How many lines of the data hold the word "that"? State the number and nothing else.

─── Records to process

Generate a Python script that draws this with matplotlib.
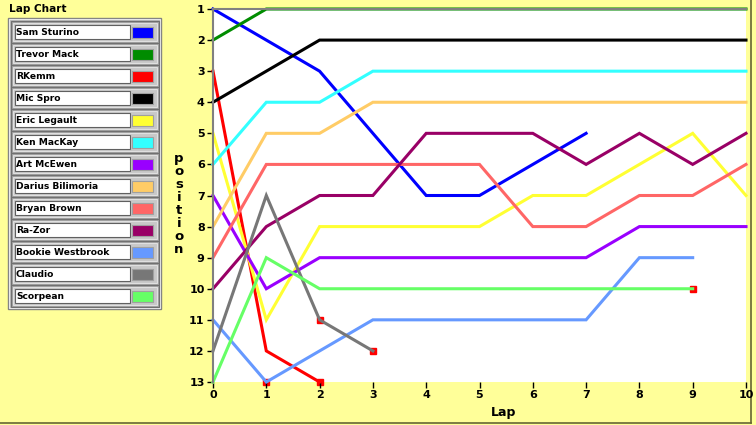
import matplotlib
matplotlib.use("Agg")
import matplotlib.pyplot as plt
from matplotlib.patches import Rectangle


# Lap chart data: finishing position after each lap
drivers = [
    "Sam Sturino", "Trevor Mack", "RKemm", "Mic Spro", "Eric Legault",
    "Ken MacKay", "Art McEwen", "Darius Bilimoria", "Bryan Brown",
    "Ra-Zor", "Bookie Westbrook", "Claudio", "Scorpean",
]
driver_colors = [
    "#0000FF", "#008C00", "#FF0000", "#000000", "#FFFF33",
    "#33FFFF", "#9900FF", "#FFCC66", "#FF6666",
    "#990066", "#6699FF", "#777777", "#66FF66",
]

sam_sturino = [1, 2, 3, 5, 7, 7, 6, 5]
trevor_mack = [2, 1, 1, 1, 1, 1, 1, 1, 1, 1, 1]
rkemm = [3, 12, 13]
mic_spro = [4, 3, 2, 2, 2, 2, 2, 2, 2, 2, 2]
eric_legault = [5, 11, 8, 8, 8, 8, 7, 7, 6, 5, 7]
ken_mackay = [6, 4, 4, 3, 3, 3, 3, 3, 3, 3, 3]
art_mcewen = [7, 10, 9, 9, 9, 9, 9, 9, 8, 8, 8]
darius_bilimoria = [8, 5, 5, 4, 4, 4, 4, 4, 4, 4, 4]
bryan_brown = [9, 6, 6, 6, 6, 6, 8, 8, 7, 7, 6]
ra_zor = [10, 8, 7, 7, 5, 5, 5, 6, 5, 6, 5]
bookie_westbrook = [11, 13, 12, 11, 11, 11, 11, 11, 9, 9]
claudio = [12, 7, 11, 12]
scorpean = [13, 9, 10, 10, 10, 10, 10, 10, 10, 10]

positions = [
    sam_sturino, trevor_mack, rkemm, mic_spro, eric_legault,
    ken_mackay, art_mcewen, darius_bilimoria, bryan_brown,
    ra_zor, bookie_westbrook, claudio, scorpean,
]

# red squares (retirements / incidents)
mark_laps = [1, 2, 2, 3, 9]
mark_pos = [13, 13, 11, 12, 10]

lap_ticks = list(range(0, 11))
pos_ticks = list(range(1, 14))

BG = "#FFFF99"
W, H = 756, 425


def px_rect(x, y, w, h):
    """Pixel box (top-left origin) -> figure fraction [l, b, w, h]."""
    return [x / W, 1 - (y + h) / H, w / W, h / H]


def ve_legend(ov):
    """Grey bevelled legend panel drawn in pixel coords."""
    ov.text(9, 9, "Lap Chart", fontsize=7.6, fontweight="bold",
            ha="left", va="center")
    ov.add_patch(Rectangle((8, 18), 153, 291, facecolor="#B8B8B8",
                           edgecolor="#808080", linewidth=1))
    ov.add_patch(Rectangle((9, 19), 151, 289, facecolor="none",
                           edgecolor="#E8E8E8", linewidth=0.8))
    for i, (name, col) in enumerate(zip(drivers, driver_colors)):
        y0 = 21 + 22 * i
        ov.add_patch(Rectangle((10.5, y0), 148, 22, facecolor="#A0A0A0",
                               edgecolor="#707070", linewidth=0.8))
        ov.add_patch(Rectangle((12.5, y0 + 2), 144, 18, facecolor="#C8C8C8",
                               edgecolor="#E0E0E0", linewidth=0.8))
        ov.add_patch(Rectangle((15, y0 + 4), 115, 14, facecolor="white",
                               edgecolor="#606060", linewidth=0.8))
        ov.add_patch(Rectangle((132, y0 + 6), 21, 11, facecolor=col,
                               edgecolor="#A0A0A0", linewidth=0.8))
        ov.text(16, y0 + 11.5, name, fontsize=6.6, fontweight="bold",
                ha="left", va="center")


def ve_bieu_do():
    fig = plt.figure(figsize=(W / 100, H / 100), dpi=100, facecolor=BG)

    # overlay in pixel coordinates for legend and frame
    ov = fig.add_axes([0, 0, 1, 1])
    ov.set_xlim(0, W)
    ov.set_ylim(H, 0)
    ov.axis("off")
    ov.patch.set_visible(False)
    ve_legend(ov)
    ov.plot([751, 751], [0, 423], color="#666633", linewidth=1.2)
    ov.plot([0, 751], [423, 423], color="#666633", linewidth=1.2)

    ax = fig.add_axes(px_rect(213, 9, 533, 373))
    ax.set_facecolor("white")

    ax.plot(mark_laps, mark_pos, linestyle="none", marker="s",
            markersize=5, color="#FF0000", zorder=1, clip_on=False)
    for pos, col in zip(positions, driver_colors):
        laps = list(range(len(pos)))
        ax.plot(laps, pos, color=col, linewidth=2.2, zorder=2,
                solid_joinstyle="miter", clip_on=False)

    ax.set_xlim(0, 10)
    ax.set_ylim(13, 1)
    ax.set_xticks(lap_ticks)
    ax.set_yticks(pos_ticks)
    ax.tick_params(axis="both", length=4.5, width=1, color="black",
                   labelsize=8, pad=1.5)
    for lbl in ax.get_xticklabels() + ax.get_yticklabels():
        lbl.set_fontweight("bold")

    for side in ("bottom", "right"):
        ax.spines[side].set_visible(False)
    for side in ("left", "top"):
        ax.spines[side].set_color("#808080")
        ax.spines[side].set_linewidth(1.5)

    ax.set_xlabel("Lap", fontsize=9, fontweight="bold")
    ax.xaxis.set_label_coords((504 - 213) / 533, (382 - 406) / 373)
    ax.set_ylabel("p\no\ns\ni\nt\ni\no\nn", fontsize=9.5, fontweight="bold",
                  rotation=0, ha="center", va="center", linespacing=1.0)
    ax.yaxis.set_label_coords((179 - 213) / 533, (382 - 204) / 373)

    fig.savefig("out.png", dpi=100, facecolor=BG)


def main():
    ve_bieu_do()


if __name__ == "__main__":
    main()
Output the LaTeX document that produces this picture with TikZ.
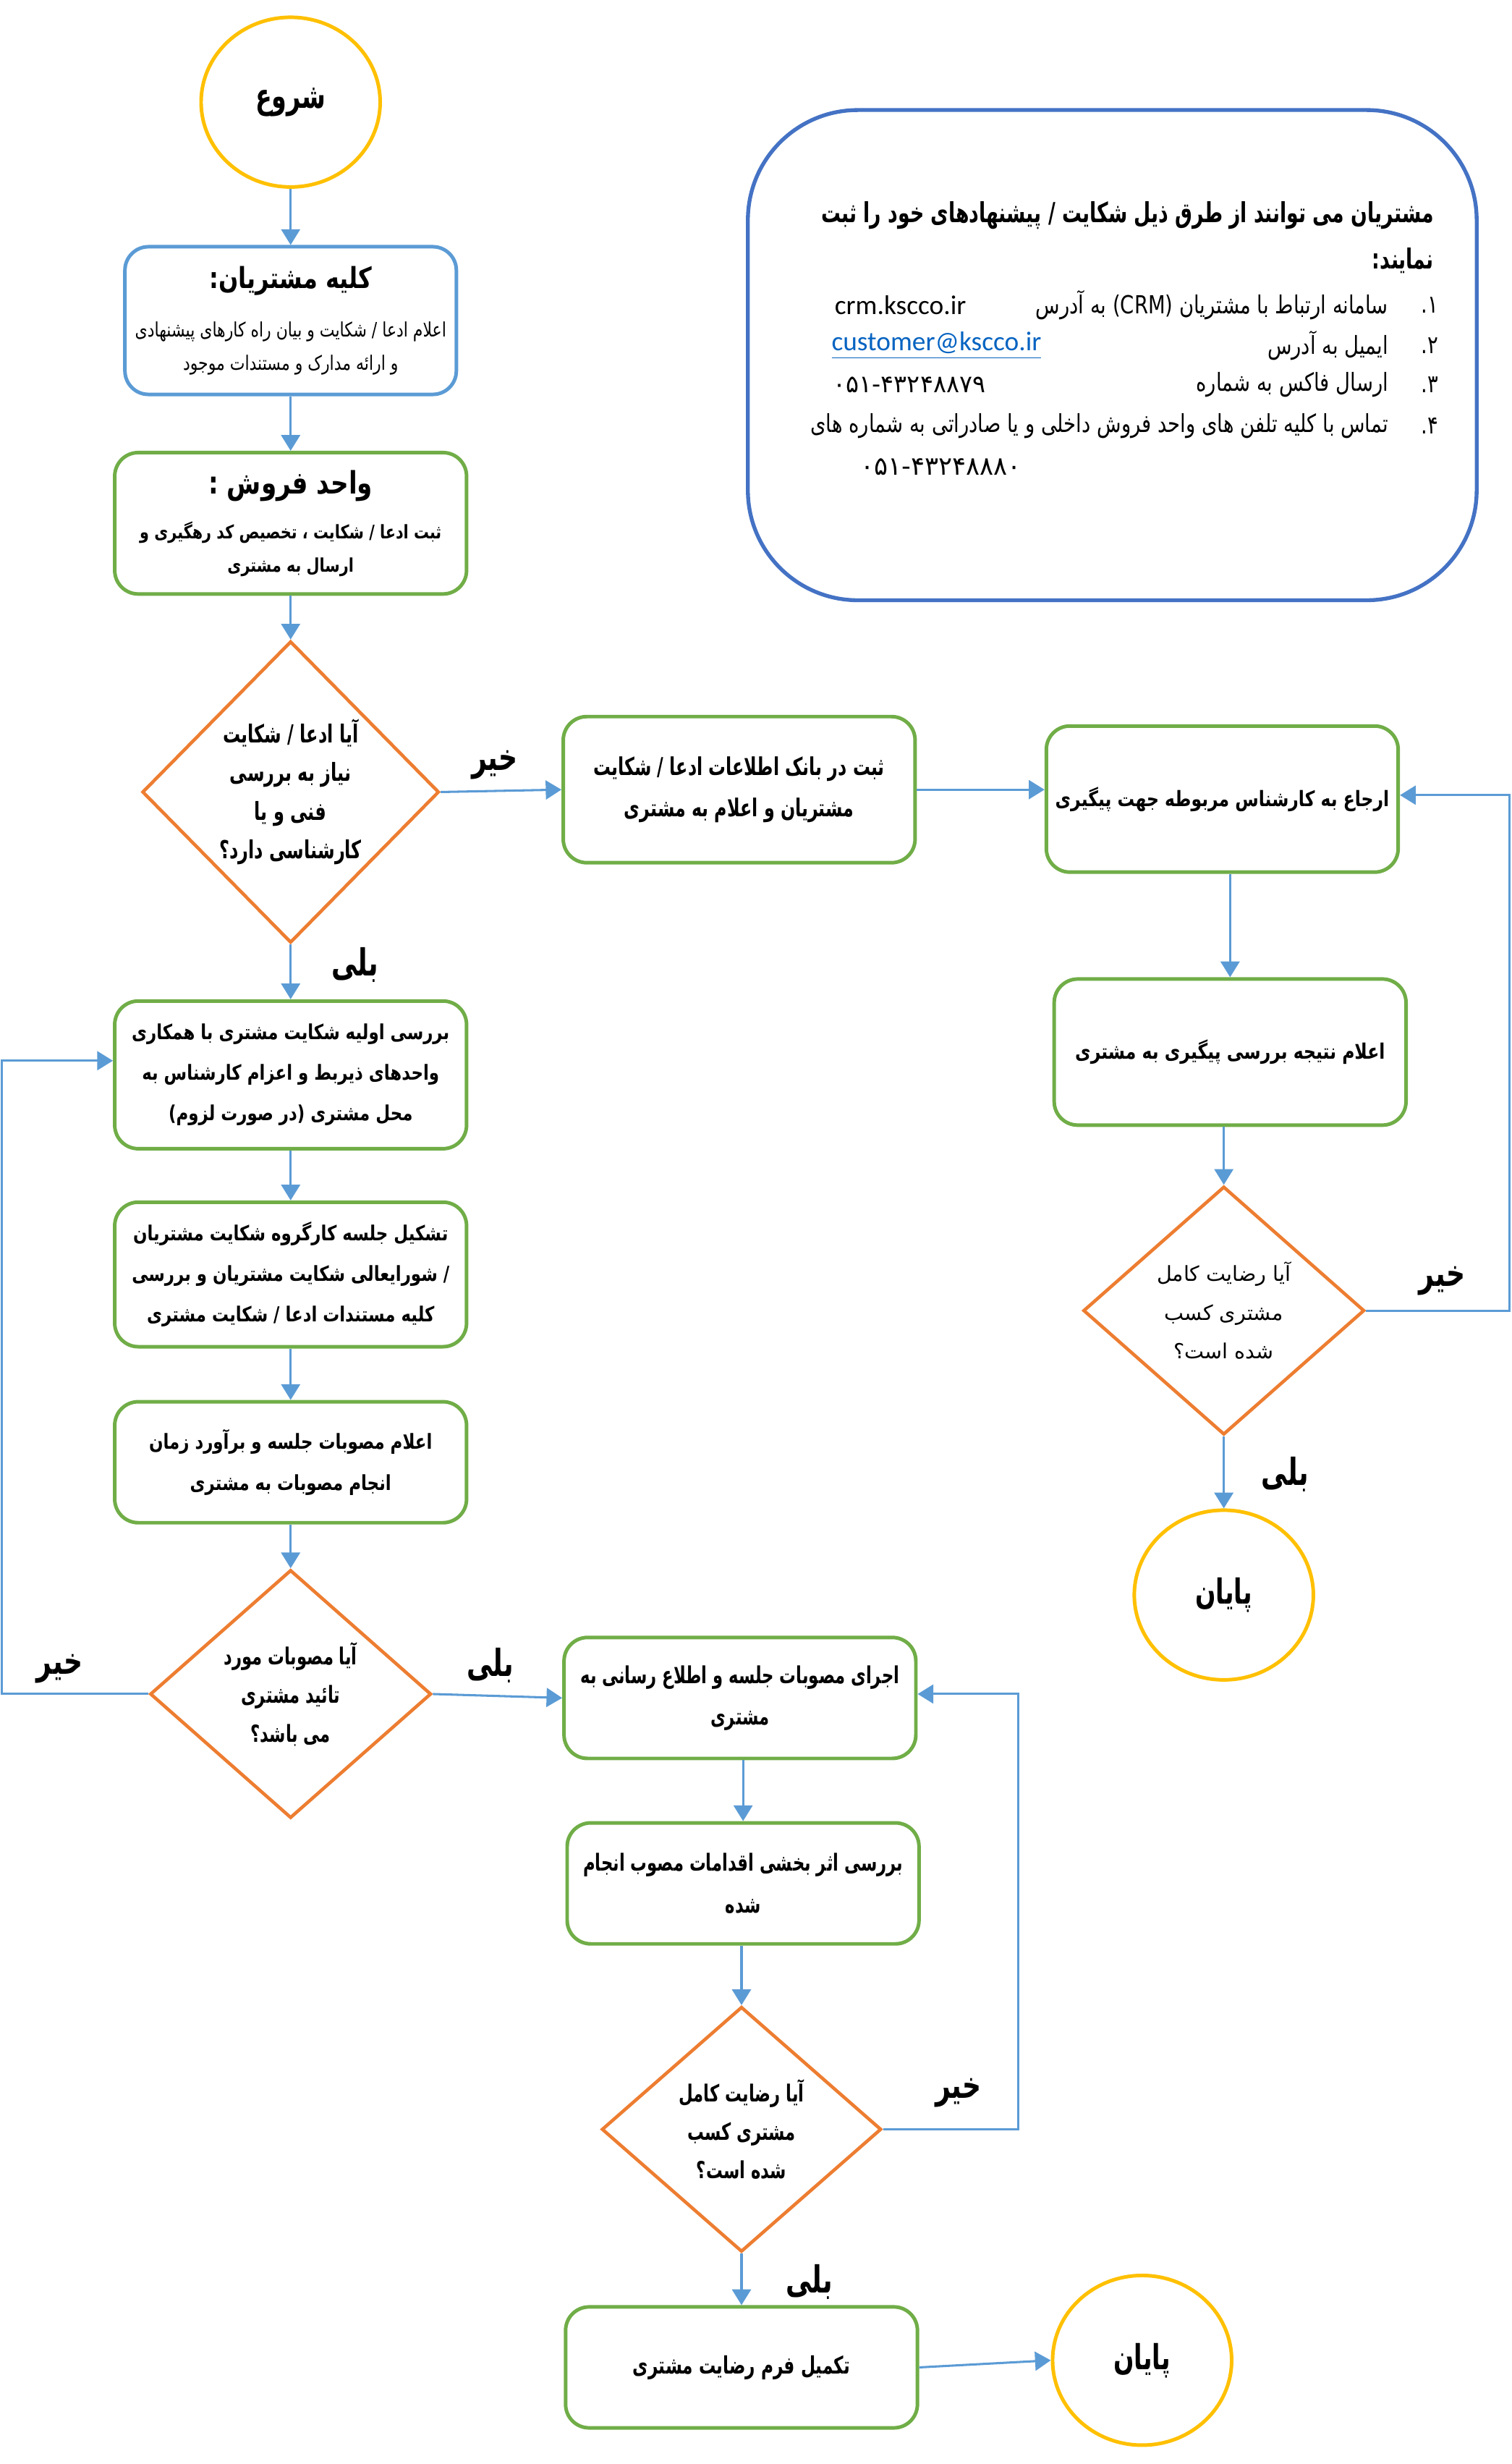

──────

Solution to the problem
2